Je vous recommande également Fixiestudio (http://www.fixiestudio.com) qui vous permet de visualiser l’aspect de votre projet en jouant sur différents paramètres : forme et couleur du guidon, couleur du cadre et de la fourche, couleur du pédalier etc… Il permet également de calculer le développement selon la taille du plateau et du pignon.
Ce fut très instructif et me permit de vérifier que l’engin récupéré était propre à l’usage que je projetais. Il faut par exemple que les pattes de fixation soient profondes et horizontales de façon à pouvoir tendre la chaîne de façon optimale en l’absence de dérailleur. Des pattes orientées verticalement ne conviennent pas du tout. De même, les pédaliers à clavettes ne sont pas adaptés compte tenu des efforts subis.
Après avoir lu quelques articles concernant les techniques de freinage en fixie, je décidai que cette pratique n’était plus vraiment de mon âge et que l’option mono-vitesse avec roue libre était plus en rapport avec mes attentes et mes aptitudes.
Si la forme des pattes était idoine, il n’en était pas ainsi du pédalier. La pose d’un axe à bout carrés nécessita un taraudage, le filetage du boîtier en place étant au pas français. Je confiai cette opération à mon vélociste (Fallet à Mons en Baroeul) qui eut par ailleurs de la difficulté à trouver un nouveau boîtier à la bonne longueur. C’est lui également qui se chargea du montage du pignon et du réglage de l’axe de chaîne qui requit également quelques adaptations.
J’avais envisagé de récupérer les moyeux d’origine dont les joues étant en accord avec le reste du cycle. Cela ne fut pas possible et finalement il fut équipé de deux roues type route.
Me revint le décapage, la peinture du cadre et de la fourche ainsi que le montage des autres accessoires après, pour ces derniers, un petit toilettage.
Pour les pneus, j’en récupérai deux de 25 achetés pour Paris-Roubaix, option qui outre l’économie faite en la circonstance procure par ailleurs un petit confort supplémentaire. Récupération également des pédales d’origine de mon vélo de route, inutilisées depuis que je les avais remplacées par des cale-pieds automatiques.
Je suis très satisfait du résultat.
Sur un plan esthétique tout d’abord. J’aime sa forme gracile qui tranche avec les épais profils de ses frères aluminisés ou carbonés et qu’accentue l’absence de dérailleur.

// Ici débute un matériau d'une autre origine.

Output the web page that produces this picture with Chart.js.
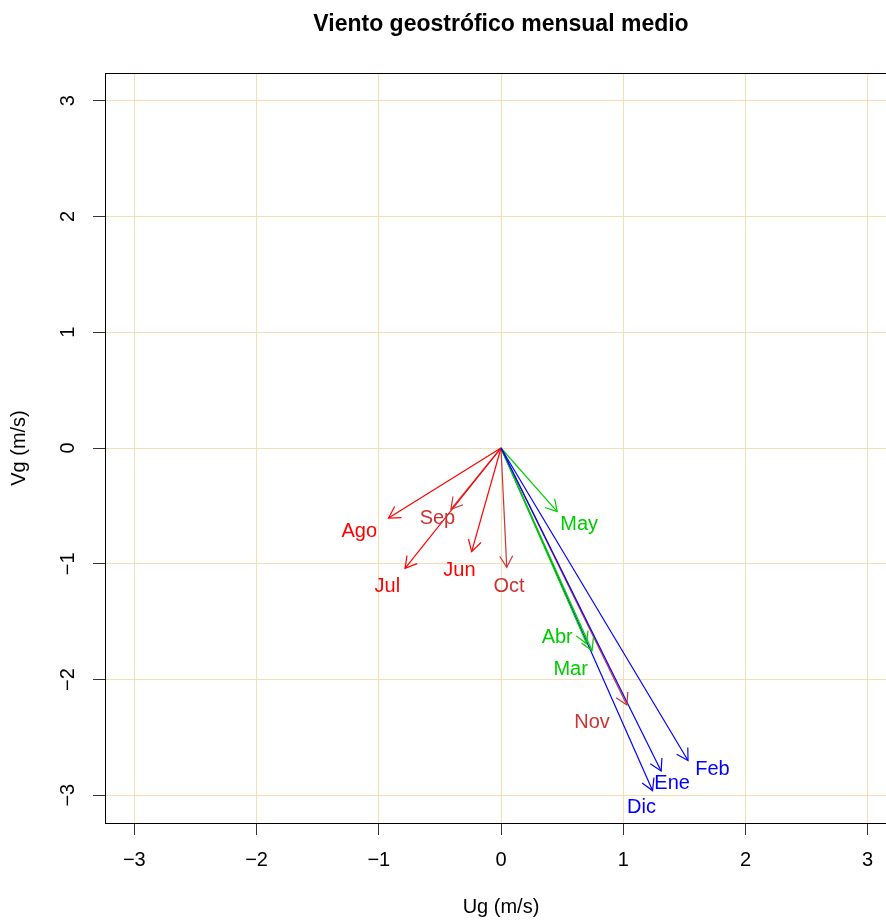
<!DOCTYPE html>
<html>
<head>
<meta charset="utf-8">
<script src="https://cdn.jsdelivr.net/npm/chart.js@4.4.1/dist/chart.umd.min.js"></script>
<style>
  html, body { margin: 0; padding: 0; background: #fff; overflow: hidden; }
</style>
</head>
<body>
<canvas id="c" width="900" height="920"></canvas>
<script>
const months = ['Ene', 'Feb', 'Mar', 'Abr', 'May', 'Jun', 'Jul', 'Ago', 'Sep', 'Oct', 'Nov', 'Dic']
const ug = [1.31, 1.53, 0.745, 0.70, 0.46, -0.24, -0.785, -0.92, -0.41, 0.047, 1.03, 1.24]
const vg = [-2.79, -2.70, -1.75, -1.69, -0.55, -0.895, -1.04, -0.605, -0.53, -1.03, -2.22, -2.96]
// where the month names sit
const labelX = [1.40, 1.73, 0.57, 0.46, 0.64, -0.34, -0.93, -1.16, -0.52, 0.065, 0.745, 1.15]
const labelY = [-2.90, -2.78, -1.91, -1.64, -0.66, -1.06, -1.20, -0.72, -0.61, -1.20, -2.37, -3.11]
const colors = ['#0000FF', '#0000FF', '#00CD00', '#00CD00', '#00CD00', '#FF0000', '#FF0000', '#FF0000',
                '#CD3333', '#CD3333', '#CD3333', '#0000FF']
const axisTicks = [-3, -2, -1, 0, 1, 2, 3]

const FONT = "'Liberation Sans', Arial, sans-serif"
const minus = v => v < 0 ? '\u2212' + Math.abs(v) : String(v)

const arrowPlugin = {
  id: 'arrows',
  afterDatasetsDraw(chart) {
    const ctx = chart.ctx
    const xs = chart.scales.x, ys = chart.scales.y
    ctx.save()
    // arrow heads
    months.forEach((m, i) => {
      const x0 = xs.getPixelForValue(0), y0 = ys.getPixelForValue(0)
      const x1 = xs.getPixelForValue(ug[i]), y1 = ys.getPixelForValue(vg[i])
      const a = Math.atan2(y1 - y0, x1 - x0)
      const len = 13, spread = Math.PI / 6
      ctx.strokeStyle = colors[i]
      ctx.lineWidth = 1.2
      ctx.beginPath()
      ctx.moveTo(x1 - len * Math.cos(a - spread), y1 - len * Math.sin(a - spread))
      ctx.lineTo(x1, y1)
      ctx.lineTo(x1 - len * Math.cos(a + spread), y1 - len * Math.sin(a + spread))
      ctx.stroke()
    })
    // month names
    ctx.font = '20px ' + FONT
    ctx.textAlign = 'center'
    ctx.textBaseline = 'middle'
    months.forEach((m, i) => {
      ctx.fillStyle = colors[i]
      ctx.fillText(m, xs.getPixelForValue(labelX[i]), ys.getPixelForValue(labelY[i]))
    })
    ctx.restore()
  },
  afterDraw(chart) {
    const ctx = chart.ctx
    const a = chart.chartArea
    const ys = chart.scales.y
    ctx.save()
    ctx.strokeStyle = '#000'
    ctx.lineWidth = 1
    ctx.strokeRect(a.left + 0.5, a.top + 0.5, a.right - a.left, a.bottom - a.top)
    // y tick labels, turned like R draws them
    ctx.fillStyle = '#000'
    ctx.font = '20px ' + FONT
    ctx.textAlign = 'center'
    ctx.textBaseline = 'middle'
    ys.ticks.forEach(t => {
      const y = ys.getPixelForValue(t.value)
      ctx.save()
      ctx.translate(68, y)
      ctx.rotate(-Math.PI / 2)
      ctx.fillText(minus(t.value), 0, 0)
      ctx.restore()
    })
    ctx.restore()
  }
}

const datasets = months.map((m, i) => ({
  label: m,
  data: [{x: 0, y: 0}, {x: ug[i], y: vg[i]}],
  borderColor: colors[i],
  borderWidth: 1.2,
  pointRadius: 0,
  showLine: true,
  fill: false,
}))

new Chart(document.getElementById('c'), {
  type: 'scatter',
  data: { datasets },
  options: {
    responsive: false,
    animation: false,
    events: [],
    layout: { padding: { left: 0, right: 3, top: 0, bottom: 0 } },
    plugins: {
      legend: { display: false },
      tooltip: { enabled: false },
      title: {
        display: true,
        fullSize: false,
        text: 'Viento geostrófico mensual medio',
        color: '#000',
        font: { family: FONT, size: 23, weight: 'bold' },
        padding: { top: 11, bottom: 34.4 },
      },
    },
    scales: {
      x: {
        type: 'linear',
        min: -3.24,
        max: 3.24,
        afterBuildTicks: s => { s.ticks = axisTicks.map(v => ({value: v})) },
        afterFit: s => { s.height = 97 },
        grid: { color: '#F5DEB3', lineWidth: 1, tickColor: '#333', tickLength: 12, drawTicks: true },
        border: { display: false },
        ticks: {
          color: '#000',
          font: { family: FONT, size: 20 },
          padding: 13,
          maxRotation: 0,
          callback: v => minus(v),
        },
        title: {
          display: true,
          text: 'Ug (m/s)',
          color: '#000',
          font: { family: FONT, size: 20 },
          padding: { top: 0, bottom: 1 },
        },
      },
      y: {
        type: 'linear',
        min: -3.24,
        max: 3.24,
        afterBuildTicks: s => { s.ticks = axisTicks.map(v => ({value: v})) },
        afterFit: s => { s.width = 105 },
        grid: { color: '#F5DEB3', lineWidth: 1, tickColor: '#333', tickLength: 12, drawTicks: true },
        border: { display: false },
        ticks: { display: false },
        title: {
          display: true,
          text: 'Vg (m/s)',
          color: '#000',
          font: { family: FONT, size: 20 },
          padding: { top: 7, bottom: 0 },
        },
      },
    },
  },
  plugins: [arrowPlugin],
})
</script>
</body>
</html>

En termes de conduite, le rapport choisi que, dans mon impotence actuelle, je ne vous livrerai pas immédiatement faute de l’avoir enregistré et n’osant pas demander à ma femme d’aller à la cave compter les dents des plateau et pignon, est idéal pour un usage urbain, même si parfois je me surprends sur terrain plat et par vent arrière à tenter en vain de changer de développement. Il permet des démarrages faciles et le franchissement de côtes un peu raides.
Je trouve vraiment agréable de changer de vélo et donc de style de conduite au gré de mon humeur, du type de déplacement ou de la météo, l’absence de garde-boue réservant mon nouveau véhicule au temps sec.
Depuis, j’ai récupéré chez mon beau-frère deux cadres que je compte bien retaper, même si la place commence à manquer pour les garer.
Pour peindre les parements en rouge, après avoir appliqué la peinture noire, j’ai confectionné de la pâte à pain avec laquelle j’ai masqué la partie en creux et le départ des tubes de cadre, les parties en inox ayant été protégées avec de l’adhésif (fourche et potence démontées bien sûr) et j’ai ensuite peint rouge.
Les pattes arrières sont d’une forme adaptée au mono pignon.
Après un petit décapage, j’ai pu utiliser les freins d’origine.